**PROBLEM STATEMENT:**
Identify the lines that contain the word "with" and copy each one.

[start of DATA SECTION]

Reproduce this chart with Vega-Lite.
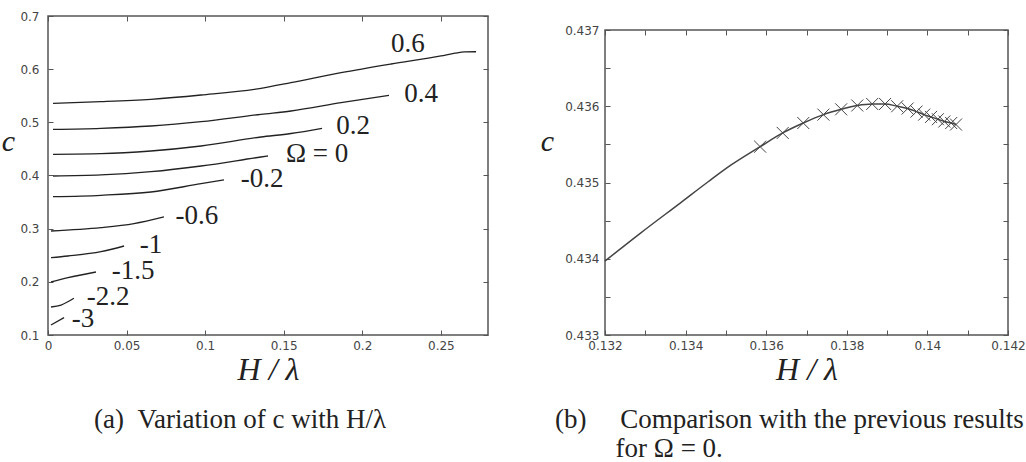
{
  "$schema": "https://vega.github.io/schema/vega-lite/v6.json",
  "padding": {"left": 0, "top": 9, "right": 0, "bottom": 0},
  "background": "white",
  "spacing": 49,
  "datasets": {
    "curves": [
      {"omega": "0.6", "h": 0.0032, "c": 0.5358},
      {"omega": "0.6", "h": 0.0337, "c": 0.5388},
      {"omega": "0.6", "h": 0.0655, "c": 0.5433},
      {"omega": "0.6", "h": 0.0974, "c": 0.5514},
      {"omega": "0.6", "h": 0.1355, "c": 0.5640},
      {"omega": "0.6", "h": 0.1546, "c": 0.5746},
      {"omega": "0.6", "h": 0.1865, "c": 0.5934},
      {"omega": "0.6", "h": 0.2183, "c": 0.6097},
      {"omega": "0.6", "h": 0.2501, "c": 0.6248},
      {"omega": "0.6", "h": 0.2590, "c": 0.6300},
      {"omega": "0.6", "h": 0.2650, "c": 0.6325},
      {"omega": "0.6", "h": 0.2724, "c": 0.6328},
      {"omega": "0.4", "h": 0.0032, "c": 0.4869},
      {"omega": "0.4", "h": 0.0337, "c": 0.4888},
      {"omega": "0.4", "h": 0.0655, "c": 0.4931},
      {"omega": "0.4", "h": 0.0974, "c": 0.5012},
      {"omega": "0.4", "h": 0.1355, "c": 0.5151},
      {"omega": "0.4", "h": 0.1546, "c": 0.5213},
      {"omega": "0.4", "h": 0.1865, "c": 0.5369},
      {"omega": "0.4", "h": 0.2170, "c": 0.5509},
      {"omega": "0.2", "h": 0.0032, "c": 0.4399},
      {"omega": "0.2", "h": 0.0337, "c": 0.4410},
      {"omega": "0.2", "h": 0.0655, "c": 0.4461},
      {"omega": "0.2", "h": 0.0974, "c": 0.4555},
      {"omega": "0.2", "h": 0.1355, "c": 0.4724},
      {"omega": "0.2", "h": 0.1546, "c": 0.4790},
      {"omega": "0.2", "h": 0.1744, "c": 0.4888},
      {"omega": "0", "h": 0.0032, "c": 0.3991},
      {"omega": "0", "h": 0.0337, "c": 0.4010},
      {"omega": "0", "h": 0.0655, "c": 0.4072},
      {"omega": "0", "h": 0.0974, "c": 0.4179},
      {"omega": "0", "h": 0.1355, "c": 0.4348},
      {"omega": "0", "h": 0.1400, "c": 0.4367},
      {"omega": "-0.2", "h": 0.0032, "c": 0.3601},
      {"omega": "-0.2", "h": 0.0337, "c": 0.3628},
      {"omega": "-0.2", "h": 0.0655, "c": 0.3690},
      {"omega": "-0.2", "h": 0.0974, "c": 0.3846},
      {"omega": "-0.2", "h": 0.1120, "c": 0.3916},
      {"omega": "-0.6", "h": 0.0019, "c": 0.2956},
      {"omega": "-0.6", "h": 0.0337, "c": 0.3018},
      {"omega": "-0.6", "h": 0.0547, "c": 0.3094},
      {"omega": "-0.6", "h": 0.0738, "c": 0.3220},
      {"omega": "-1", "h": 0.0019, "c": 0.2455},
      {"omega": "-1", "h": 0.0127, "c": 0.2486},
      {"omega": "-1", "h": 0.0337, "c": 0.2567},
      {"omega": "-1", "h": 0.0484, "c": 0.2674},
      {"omega": "-1.5", "h": 0.0019, "c": 0.1997},
      {"omega": "-1.5", "h": 0.0127, "c": 0.2078},
      {"omega": "-1.5", "h": 0.0305, "c": 0.2185},
      {"omega": "-2.2", "h": 0.0019, "c": 0.1527},
      {"omega": "-2.2", "h": 0.0083, "c": 0.1564},
      {"omega": "-2.2", "h": 0.0165, "c": 0.1691},
      {"omega": "-3", "h": 0.0019, "c": 0.1188},
      {"omega": "-3", "h": 0.0102, "c": 0.1326}
    ],
    "labels": [
      {"label": "0.6", "h": 0.229, "c": 0.647},
      {"label": "0.4", "h": 0.2374, "c": 0.553},
      {"label": "0.2", "h": 0.1941, "c": 0.4931},
      {"label": "Ω = 0", "h": 0.1712, "c": 0.4405},
      {"label": "-0.2", "h": 0.1362, "c": 0.3934},
      {"label": "-0.6", "h": 0.0948, "c": 0.3239},
      {"label": "-1", "h": 0.0655, "c": 0.2693},
      {"label": "-1.5", "h": 0.0541, "c": 0.2204},
      {"label": "-2.2", "h": 0.0382, "c": 0.1715},
      {"label": "-3", "h": 0.0223, "c": 0.1301}
    ],
    "line": [
      {"h": 0.13200, "c": 0.43397},
      {"h": 0.13289, "c": 0.43434},
      {"h": 0.13389, "c": 0.43474},
      {"h": 0.13456, "c": 0.43501},
      {"h": 0.13513, "c": 0.43523},
      {"h": 0.13585, "c": 0.43547},
      {"h": 0.13641, "c": 0.43565},
      {"h": 0.13692, "c": 0.43578},
      {"h": 0.13742, "c": 0.43589},
      {"h": 0.13786, "c": 0.43596},
      {"h": 0.13826, "c": 0.43601},
      {"h": 0.13863, "c": 0.43603},
      {"h": 0.13895, "c": 0.43603},
      {"h": 0.13925, "c": 0.43600},
      {"h": 0.13951, "c": 0.43597},
      {"h": 0.13973, "c": 0.43593},
      {"h": 0.13992, "c": 0.43589},
      {"h": 0.14009, "c": 0.43586},
      {"h": 0.14026, "c": 0.43583},
      {"h": 0.14042, "c": 0.43580},
      {"h": 0.14059, "c": 0.43578},
      {"h": 0.14071, "c": 0.43576}
    ],
    "markers": [
      {"h": 0.13585, "c": 0.43547},
      {"h": 0.13641, "c": 0.43565},
      {"h": 0.13692, "c": 0.43578},
      {"h": 0.13742, "c": 0.43589},
      {"h": 0.13786, "c": 0.43596},
      {"h": 0.13826, "c": 0.43601},
      {"h": 0.13863, "c": 0.43603},
      {"h": 0.13895, "c": 0.43603},
      {"h": 0.13925, "c": 0.43600},
      {"h": 0.13951, "c": 0.43597},
      {"h": 0.13973, "c": 0.43593},
      {"h": 0.13992, "c": 0.43589},
      {"h": 0.14009, "c": 0.43586},
      {"h": 0.14026, "c": 0.43583},
      {"h": 0.14042, "c": 0.43580},
      {"h": 0.14059, "c": 0.43578},
      {"h": 0.14071, "c": 0.43576}
    ]
  },
  "hconcat": [
    {
      "width": 440,
      "height": 319,
      "view": {"stroke": "#555", "strokeWidth": 1.5},
      "title": {"text": "(a)\u00a0\u00a0Variation of c with H/λ", "orient": "bottom", "anchor": "middle", "frame": "group", "dx": -28, "offset": 22, "font": "Liberation Serif", "fontSize": 27, "fontWeight": "normal", "color": "#222"},
      "layer": [
        {
          "data": {"name": "curves"},
          "mark": {"type": "line", "color": "#222", "strokeWidth": 1.3, "interpolate": "monotone"},
          "encoding": {
            "x": {"field": "h", "type": "quantitative", "scale": {"domain": [0, 0.28], "nice": false, "zero": false},
              "axis": {"orient": "bottom", "values": [0, 0.05, 0.1, 0.15, 0.2, 0.25], "format": ".2~f", "title": "H / λ", "titleFontSize": 32, "titlePadding": 3}},
            "y": {"field": "c", "type": "quantitative", "scale": {"domain": [0.1, 0.7], "nice": false, "zero": false},
              "axis": {"orient": "left", "values": [0.1, 0.2, 0.3, 0.4, 0.5, 0.6, 0.7], "format": ".1~f", "labelPadding": 14, "title": "c", "titleFontSize": 30, "titleAngle": 0, "titleX": -40, "titleY": 125, "titleAlign": "center", "titleBaseline": "middle"}},
            "detail": {"field": "omega", "type": "nominal"}
          }
        },
        {
          "data": {"name": "labels"},
          "mark": {"type": "text", "font": "Liberation Serif", "fontSize": 27, "color": "#222", "align": "center", "baseline": "middle"},
          "encoding": {
            "x": {"field": "h", "type": "quantitative", "axis": {"orient": "top", "values": [0, 0.05, 0.1, 0.15, 0.2, 0.25], "labels": false, "title": null}},
            "y": {"field": "c", "type": "quantitative", "axis": {"orient": "right", "values": [0.1, 0.2, 0.3, 0.4, 0.5, 0.6, 0.7], "labels": false, "title": null}},
            "text": {"field": "label", "type": "nominal"}
          }
        }
      ],
      "resolve": {"axis": {"x": "independent", "y": "independent"}}
    },
    {
      "bounds": "flush",
      "spacing": 0,
      "title": {"text": "for Ω = 0.", "orient": "bottom", "anchor": "start", "dx": 76, "offset": 2, "font": "Liberation Serif", "fontSize": 27, "fontWeight": "normal", "color": "#222"},
      "vconcat": [
        {
          "width": 403,
          "height": 14,
          "view": {"stroke": null},
          "data": {"values": []},
          "mark": "point"
        },
        {
          "width": 403,
          "height": 305,
          "view": {"stroke": "#555", "strokeWidth": 1.5},
          "title": {"text": "(b)\u00a0\u00a0\u00a0\u00a0\u00a0Comparison with the previous results", "orient": "bottom", "anchor": "start", "frame": "group", "dx": -50, "offset": 22, "font": "Liberation Serif", "fontSize": 27, "fontWeight": "normal", "color": "#222"},
          "layer": [
            {
              "data": {"name": "line"},
              "mark": {"type": "line", "color": "#444", "strokeWidth": 1.5, "interpolate": "monotone"},
              "encoding": {
                "x": {"field": "h", "type": "quantitative", "scale": {"domain": [0.132, 0.142], "nice": false, "zero": false},
                  "axis": {"orient": "bottom", "values": [0.132, 0.133, 0.134, 0.135, 0.136, 0.137, 0.138, 0.139, 0.14, 0.141, 0.142], "format": ".3~f", "labelExpr": "round(datum.value * 1000) % 2 == 0 ? datum.label : ''", "title": "H / λ", "titleFontSize": 32, "titlePadding": 3}},
                "y": {"field": "c", "type": "quantitative", "scale": {"domain": [0.433, 0.437], "nice": false, "zero": false},
                  "axis": {"orient": "left", "values": [0.433, 0.4335, 0.434, 0.4345, 0.435, 0.4355, 0.436, 0.4365, 0.437], "format": ".3~f", "labelExpr": "round(datum.value * 2000) % 2 == 0 ? datum.label : ''", "labelPadding": 11, "title": "c", "titleFontSize": 30, "titleAngle": 0, "titleX": -58, "titleY": 111, "titleAlign": "center", "titleBaseline": "middle"}}
              }
            },
            {
              "data": {"name": "markers"},
              "mark": {"type": "point", "shape": "M-1,-1L1,1M-1,1L1,-1", "size": 144, "filled": false, "stroke": "#444", "strokeWidth": 1, "opacity": 1},
              "encoding": {
                "x": {"field": "h", "type": "quantitative", "axis": {"orient": "top", "values": [0.132, 0.133, 0.134, 0.135, 0.136, 0.137, 0.138, 0.139, 0.14, 0.141, 0.142], "labels": false, "title": null}},
                "y": {"field": "c", "type": "quantitative", "axis": {"orient": "right", "values": [0.433, 0.4335, 0.434, 0.4345, 0.435, 0.4355, 0.436, 0.4365, 0.437], "labels": false, "title": null}}
              }
            }
          ],
          "resolve": {"axis": {"x": "independent", "y": "independent"}}
        }
      ]
    }
  ],
  "config": {
    "axis": {
      "domain": false,
      "grid": false,
      "ticks": true,
      "tickSize": -5,
      "tickColor": "#555",
      "tickWidth": 1,
      "labelPadding": 10,
      "labelFont": "DejaVu Sans",
      "labelFontSize": 12,
      "labelColor": "#444",
      "labelFlush": false,
      "labelOverlap": false,
      "titleFont": "Liberation Serif",
      "titleFontStyle": "italic",
      "titleFontWeight": "normal",
      "titleColor": "#222"
    }
  }
}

[end of DATA SECTION]

**THE SOLUTION:**
Reproduce this chart with Vega-Lite.
      "title": {"text": "(a)\u00a0\u00a0Variation of c with H/λ", "orient": "bottom", "anchor": "middle", "frame": "group", "dx": -28, "offset": 22, "font": "Liberation Serif", "fontSize": 27, "fontWeight": "normal", "color": "#222"},
          "title": {"text": "(b)\u00a0\u00a0\u00a0\u00a0\u00a0Comparison with the previous results", "orient": "bottom", "anchor": "start", "frame": "group", "dx": -50, "offset": 22, "font": "Liberation Serif", "fontSize": 27, "fontWeight": "normal", "color": "#222"},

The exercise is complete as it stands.